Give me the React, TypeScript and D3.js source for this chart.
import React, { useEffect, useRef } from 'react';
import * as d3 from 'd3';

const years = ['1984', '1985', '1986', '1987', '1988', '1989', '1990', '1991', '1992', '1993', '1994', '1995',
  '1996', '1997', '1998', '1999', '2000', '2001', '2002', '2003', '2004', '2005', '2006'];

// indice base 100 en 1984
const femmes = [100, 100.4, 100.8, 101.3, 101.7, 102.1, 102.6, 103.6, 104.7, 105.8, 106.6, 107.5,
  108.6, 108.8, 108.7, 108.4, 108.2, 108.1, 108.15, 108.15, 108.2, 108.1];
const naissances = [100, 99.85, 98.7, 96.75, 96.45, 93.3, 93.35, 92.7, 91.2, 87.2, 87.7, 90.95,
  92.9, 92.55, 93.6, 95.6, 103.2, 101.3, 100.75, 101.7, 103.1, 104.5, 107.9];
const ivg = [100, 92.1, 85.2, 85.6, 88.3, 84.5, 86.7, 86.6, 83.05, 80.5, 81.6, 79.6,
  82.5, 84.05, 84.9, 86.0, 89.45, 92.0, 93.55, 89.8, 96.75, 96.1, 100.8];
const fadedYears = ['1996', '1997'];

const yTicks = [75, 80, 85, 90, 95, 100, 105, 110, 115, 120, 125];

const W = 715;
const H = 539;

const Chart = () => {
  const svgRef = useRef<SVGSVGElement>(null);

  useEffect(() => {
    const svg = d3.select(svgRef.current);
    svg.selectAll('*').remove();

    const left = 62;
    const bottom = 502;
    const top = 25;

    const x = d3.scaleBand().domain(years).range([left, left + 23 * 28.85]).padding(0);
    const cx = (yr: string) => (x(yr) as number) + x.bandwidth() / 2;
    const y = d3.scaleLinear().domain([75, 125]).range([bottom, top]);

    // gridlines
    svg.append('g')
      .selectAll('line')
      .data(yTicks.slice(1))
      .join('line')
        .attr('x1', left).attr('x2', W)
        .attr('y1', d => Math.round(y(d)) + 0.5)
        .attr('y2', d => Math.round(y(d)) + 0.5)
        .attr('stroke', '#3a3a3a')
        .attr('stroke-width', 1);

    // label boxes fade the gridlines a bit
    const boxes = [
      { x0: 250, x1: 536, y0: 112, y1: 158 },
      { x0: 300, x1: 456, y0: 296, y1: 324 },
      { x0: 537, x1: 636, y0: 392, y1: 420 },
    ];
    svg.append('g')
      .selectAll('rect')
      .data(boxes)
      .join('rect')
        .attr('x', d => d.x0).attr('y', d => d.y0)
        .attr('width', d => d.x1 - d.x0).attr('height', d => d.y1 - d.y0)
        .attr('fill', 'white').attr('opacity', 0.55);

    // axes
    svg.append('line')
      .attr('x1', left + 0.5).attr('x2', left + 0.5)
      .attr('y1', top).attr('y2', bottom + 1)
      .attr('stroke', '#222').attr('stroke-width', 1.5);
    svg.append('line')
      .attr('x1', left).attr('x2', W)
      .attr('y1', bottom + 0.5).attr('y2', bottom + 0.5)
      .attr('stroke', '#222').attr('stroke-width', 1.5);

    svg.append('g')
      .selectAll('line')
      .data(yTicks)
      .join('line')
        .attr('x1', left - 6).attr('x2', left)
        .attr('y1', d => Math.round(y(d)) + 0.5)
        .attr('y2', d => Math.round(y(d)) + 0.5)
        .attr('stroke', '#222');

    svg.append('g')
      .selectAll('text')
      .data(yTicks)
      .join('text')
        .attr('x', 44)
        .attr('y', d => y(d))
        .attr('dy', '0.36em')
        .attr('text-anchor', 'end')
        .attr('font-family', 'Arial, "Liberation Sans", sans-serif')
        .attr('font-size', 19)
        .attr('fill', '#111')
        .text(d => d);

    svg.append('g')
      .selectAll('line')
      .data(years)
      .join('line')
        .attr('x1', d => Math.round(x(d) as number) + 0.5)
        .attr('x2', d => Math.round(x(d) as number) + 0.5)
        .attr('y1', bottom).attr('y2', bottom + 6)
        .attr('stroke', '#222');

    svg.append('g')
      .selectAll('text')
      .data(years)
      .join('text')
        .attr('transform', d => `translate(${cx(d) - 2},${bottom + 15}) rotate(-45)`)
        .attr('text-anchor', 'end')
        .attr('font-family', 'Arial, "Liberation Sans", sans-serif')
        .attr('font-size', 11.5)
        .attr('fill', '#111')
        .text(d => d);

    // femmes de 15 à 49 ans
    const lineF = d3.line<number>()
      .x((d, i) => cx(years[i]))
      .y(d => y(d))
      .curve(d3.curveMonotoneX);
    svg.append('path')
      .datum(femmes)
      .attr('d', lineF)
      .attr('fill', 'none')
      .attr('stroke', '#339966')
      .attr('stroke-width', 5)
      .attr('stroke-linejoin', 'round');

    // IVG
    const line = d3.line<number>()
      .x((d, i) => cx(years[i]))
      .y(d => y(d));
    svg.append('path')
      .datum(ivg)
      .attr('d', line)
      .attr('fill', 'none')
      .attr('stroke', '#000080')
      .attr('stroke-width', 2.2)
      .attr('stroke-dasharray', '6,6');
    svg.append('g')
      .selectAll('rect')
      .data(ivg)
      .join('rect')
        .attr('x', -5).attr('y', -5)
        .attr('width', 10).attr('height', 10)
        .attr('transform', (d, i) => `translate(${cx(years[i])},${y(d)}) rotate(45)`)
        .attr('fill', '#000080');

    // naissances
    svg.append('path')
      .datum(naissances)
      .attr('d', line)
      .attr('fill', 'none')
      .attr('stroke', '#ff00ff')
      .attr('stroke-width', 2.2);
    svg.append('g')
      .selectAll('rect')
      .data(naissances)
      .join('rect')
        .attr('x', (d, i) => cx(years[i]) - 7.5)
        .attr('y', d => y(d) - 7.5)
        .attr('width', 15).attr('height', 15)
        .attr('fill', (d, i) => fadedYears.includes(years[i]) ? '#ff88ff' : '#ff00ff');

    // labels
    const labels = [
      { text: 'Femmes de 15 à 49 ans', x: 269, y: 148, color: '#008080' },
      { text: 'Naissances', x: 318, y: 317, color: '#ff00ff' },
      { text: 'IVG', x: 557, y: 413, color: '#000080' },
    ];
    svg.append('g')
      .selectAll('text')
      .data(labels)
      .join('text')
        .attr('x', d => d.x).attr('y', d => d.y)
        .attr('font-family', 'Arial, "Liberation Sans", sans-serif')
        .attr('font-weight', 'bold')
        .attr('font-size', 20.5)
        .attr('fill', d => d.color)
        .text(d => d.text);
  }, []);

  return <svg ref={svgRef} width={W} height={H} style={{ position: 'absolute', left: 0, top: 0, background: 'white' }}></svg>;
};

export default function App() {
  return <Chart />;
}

....................

### Problem to work on
Repeat the listing exactly, from its first line to its last.

### Solution for this task
Give me the React, TypeScript and D3.js source for this chart.
import React, { useEffect, useRef } from 'react';
import * as d3 from 'd3';

const years = ['1984', '1985', '1986', '1987', '1988', '1989', '1990', '1991', '1992', '1993', '1994', '1995',
  '1996', '1997', '1998', '1999', '2000', '2001', '2002', '2003', '2004', '2005', '2006'];

// indice base 100 en 1984
const femmes = [100, 100.4, 100.8, 101.3, 101.7, 102.1, 102.6, 103.6, 104.7, 105.8, 106.6, 107.5,
  108.6, 108.8, 108.7, 108.4, 108.2, 108.1, 108.15, 108.15, 108.2, 108.1];
const naissances = [100, 99.85, 98.7, 96.75, 96.45, 93.3, 93.35, 92.7, 91.2, 87.2, 87.7, 90.95,
  92.9, 92.55, 93.6, 95.6, 103.2, 101.3, 100.75, 101.7, 103.1, 104.5, 107.9];
const ivg = [100, 92.1, 85.2, 85.6, 88.3, 84.5, 86.7, 86.6, 83.05, 80.5, 81.6, 79.6,
  82.5, 84.05, 84.9, 86.0, 89.45, 92.0, 93.55, 89.8, 96.75, 96.1, 100.8];
const fadedYears = ['1996', '1997'];

const yTicks = [75, 80, 85, 90, 95, 100, 105, 110, 115, 120, 125];

const W = 715;
const H = 539;

const Chart = () => {
  const svgRef = useRef<SVGSVGElement>(null);

  useEffect(() => {
    const svg = d3.select(svgRef.current);
    svg.selectAll('*').remove();

    const left = 62;
    const bottom = 502;
    const top = 25;

    const x = d3.scaleBand().domain(years).range([left, left + 23 * 28.85]).padding(0);
    const cx = (yr: string) => (x(yr) as number) + x.bandwidth() / 2;
    const y = d3.scaleLinear().domain([75, 125]).range([bottom, top]);

    // gridlines
    svg.append('g')
      .selectAll('line')
      .data(yTicks.slice(1))
      .join('line')
        .attr('x1', left).attr('x2', W)
        .attr('y1', d => Math.round(y(d)) + 0.5)
        .attr('y2', d => Math.round(y(d)) + 0.5)
        .attr('stroke', '#3a3a3a')
        .attr('stroke-width', 1);

    // label boxes fade the gridlines a bit
    const boxes = [
      { x0: 250, x1: 536, y0: 112, y1: 158 },
      { x0: 300, x1: 456, y0: 296, y1: 324 },
      { x0: 537, x1: 636, y0: 392, y1: 420 },
    ];
    svg.append('g')
      .selectAll('rect')
      .data(boxes)
      .join('rect')
        .attr('x', d => d.x0).attr('y', d => d.y0)
        .attr('width', d => d.x1 - d.x0).attr('height', d => d.y1 - d.y0)
        .attr('fill', 'white').attr('opacity', 0.55);

    // axes
    svg.append('line')
      .attr('x1', left + 0.5).attr('x2', left + 0.5)
      .attr('y1', top).attr('y2', bottom + 1)
      .attr('stroke', '#222').attr('stroke-width', 1.5);
    svg.append('line')
      .attr('x1', left).attr('x2', W)
      .attr('y1', bottom + 0.5).attr('y2', bottom + 0.5)
      .attr('stroke', '#222').attr('stroke-width', 1.5);

    svg.append('g')
      .selectAll('line')
      .data(yTicks)
      .join('line')
        .attr('x1', left - 6).attr('x2', left)
        .attr('y1', d => Math.round(y(d)) + 0.5)
        .attr('y2', d => Math.round(y(d)) + 0.5)
        .attr('stroke', '#222');

    svg.append('g')
      .selectAll('text')
      .data(yTicks)
      .join('text')
        .attr('x', 44)
        .attr('y', d => y(d))
        .attr('dy', '0.36em')
        .attr('text-anchor', 'end')
        .attr('font-family', 'Arial, "Liberation Sans", sans-serif')
        .attr('font-size', 19)
        .attr('fill', '#111')
        .text(d => d);

    svg.append('g')
      .selectAll('line')
      .data(years)
      .join('line')
        .attr('x1', d => Math.round(x(d) as number) + 0.5)
        .attr('x2', d => Math.round(x(d) as number) + 0.5)
        .attr('y1', bottom).attr('y2', bottom + 6)
        .attr('stroke', '#222');

    svg.append('g')
      .selectAll('text')
      .data(years)
      .join('text')
        .attr('transform', d => `translate(${cx(d) - 2},${bottom + 15}) rotate(-45)`)
        .attr('text-anchor', 'end')
        .attr('font-family', 'Arial, "Liberation Sans", sans-serif')
        .attr('font-size', 11.5)
        .attr('fill', '#111')
        .text(d => d);

    // femmes de 15 à 49 ans
    const lineF = d3.line<number>()
      .x((d, i) => cx(years[i]))
      .y(d => y(d))
      .curve(d3.curveMonotoneX);
    svg.append('path')
      .datum(femmes)
      .attr('d', lineF)
      .attr('fill', 'none')
      .attr('stroke', '#339966')
      .attr('stroke-width', 5)
      .attr('stroke-linejoin', 'round');

    // IVG
    const line = d3.line<number>()
      .x((d, i) => cx(years[i]))
      .y(d => y(d));
    svg.append('path')
      .datum(ivg)
      .attr('d', line)
      .attr('fill', 'none')
      .attr('stroke', '#000080')
      .attr('stroke-width', 2.2)
      .attr('stroke-dasharray', '6,6');
    svg.append('g')
      .selectAll('rect')
      .data(ivg)
      .join('rect')
        .attr('x', -5).attr('y', -5)
        .attr('width', 10).attr('height', 10)
        .attr('transform', (d, i) => `translate(${cx(years[i])},${y(d)}) rotate(45)`)
        .attr('fill', '#000080');

    // naissances
    svg.append('path')
      .datum(naissances)
      .attr('d', line)
      .attr('fill', 'none')
      .attr('stroke', '#ff00ff')
      .attr('stroke-width', 2.2);
    svg.append('g')
      .selectAll('rect')
      .data(naissances)
      .join('rect')
        .attr('x', (d, i) => cx(years[i]) - 7.5)
        .attr('y', d => y(d) - 7.5)
        .attr('width', 15).attr('height', 15)
        .attr('fill', (d, i) => fadedYears.includes(years[i]) ? '#ff88ff' : '#ff00ff');

    // labels
    const labels = [
      { text: 'Femmes de 15 à 49 ans', x: 269, y: 148, color: '#008080' },
      { text: 'Naissances', x: 318, y: 317, color: '#ff00ff' },
      { text: 'IVG', x: 557, y: 413, color: '#000080' },
    ];
    svg.append('g')
      .selectAll('text')
      .data(labels)
      .join('text')
        .attr('x', d => d.x).attr('y', d => d.y)
        .attr('font-family', 'Arial, "Liberation Sans", sans-serif')
        .attr('font-weight', 'bold')
        .attr('font-size', 20.5)
        .attr('fill', d => d.color)
        .text(d => d.text);
  }, []);

  return <svg ref={svgRef} width={W} height={H} style={{ position: 'absolute', left: 0, top: 0, background: 'white' }}></svg>;
};

export default function App() {
  return <Chart />;
}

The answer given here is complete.